Disable Auto Compactions

Cassandra nodetool provide a command to disable auto compactions. 

$ /opt/cassandra/bin/nodetool disableautocompaction

To check the compaction status

$ /opt/cassandra/bin/nodetool compactionstats

pending tasks: 0

Tombstone Compaction

Some times we want to run a single SSTable compaction to drop the tombstones which are older than gc_grace period. It can be done using the JMX interface. Cassandra JMX interface can be accessed using jmxterm jar. The allowed tombstone threshold can be set on Column family compaction properties using alter table command. This setting is allowed only for SizeTieredCompactionStrategy type.

$ java -jar jmxterm-1.0-alpha-4-uber.jar
$>open <Cassandra PID>
$>run -b org.apache.cassandra.db:type=CompactionManager forceUserDefinedCompaction <SSTable file path> 

We can chose the SSTable to perform tombstone compaction by checking the sstable metadata 

$>/opt/cassandra/tools/bin/sstablemetadata <SSTable path> | grep "Estimated droppable tombstones"
Estimated droppable tombstones: 0.1  

Major Compaction

By default auto compaction selects the input SSTables for compaction based on the threshold defined as part of Column family definition.
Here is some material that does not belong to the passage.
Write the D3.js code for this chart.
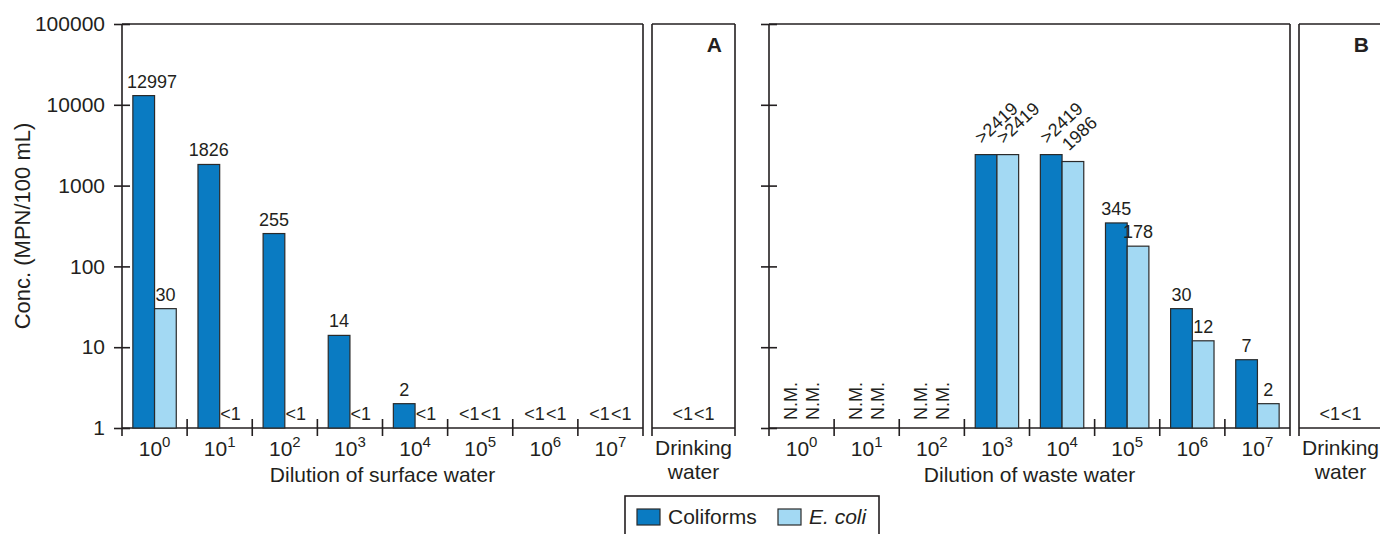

To run compaction on all the SSTables for a given column family, nodetool compact command can be be used to force a major compaction. Major compaction can results in to two compaction runs one of repaired SSTables and other one is for not repaired SSTables. If tombstones and live columns spread across these two different sets of SSTables, major compaction may not be able to drop tombstones. The tool /opt/cassandra/tools/bin/sstablerepairedset can be used to reset the repairAt to 0 as to include all SSTables in single set.

Typical Problems

Compaction is causing too much high CPU usage. This could be due to many pending compactions or the throughput is low. Sometimes increasing the throughput limit (compaction_throughput_mb_per_sec) from default 16 MB to higher value can benefit. In other cases reducing the concurrent_compactors to 1 can help easing the load.